As a portrait (largely affirmative) of gendered coping mechanisms, Closure also belongs to a third group of films in the International Competition which devote themselves largely to the portrayal of male sensibilities. The Golden Swan pays homage to one not-quite-golden boy who, after various failures, went to India to find himself, ignored all warnings not to travel to Kashmir and, above all, not to venture into the mountain region on his own, and was kidnapped and murdered by a group of guerrilla fighters. Thirty years later, his sister, the filmmaker Anette Ostrø, uses her brother’s letters from the weeks before and in captivity as the background to a visual elegy which is a prime example of the Western gaze, completely focused on the fate of the hapless protagonist.

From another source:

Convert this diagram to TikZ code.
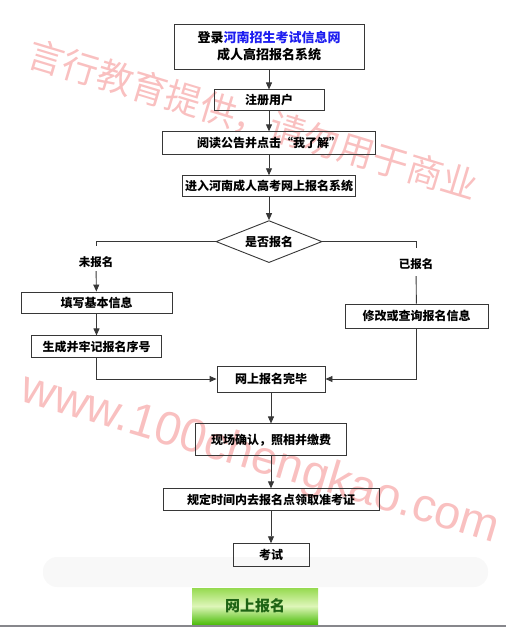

Male sensibility and male malaise are also the focus of Jukka Kärkkäinen’s The Beauty of Errors (Kappale kauneinta Suomea), Eirini Vourloumis’ The Way Elsewhere (Αλλού ο δρόμος), the coming-of-age portrait Bugboy by Lucas Paleocrassas, and the very annoying Candidates of Death (Kandydaci Śmierci) by Maciej Cuske. Again, the setting of this Polish film is the great outdoors whereto the director accompanies his son and the son’s two friends to shoot yet another episode of the amateur horror-thriller-adventure series that gives the film its title. Boys will be boys; but before and behind the camera, director Cuske is desperately trying to convince his audience that all this (the filming, the field trips, the talks, the routines) should be regarded as something extraordinary, i.e. a monument to friendship and father-son relations.
Among the very few films in the International Competition which are not concerned with the complexities of a male self, the FIPRESCI jury has selected Birds of War (UK/SYR/LBN), the remarkable love story of Janay Boulos and Abd Alkader Habak, told in a montage of video, text, and voice messages, footage from war and conflict zones, webcam videos and much more imagery, all recorded by the filmmakers themselves who are, at the same time, the protagonists, the directors, the cinematographers of this documentary film. Earlier this year, Birds of War received the Special Jury Award for Journalistic Impact at Sundance. Its impact at the TiDF is evident in the fact that it won no fewer than four awards: the FIPRESCI, the Silver Alexander (2nd in the International Competition), the award for Human Rights in Motion, and The Women in Film & Television Greece Award.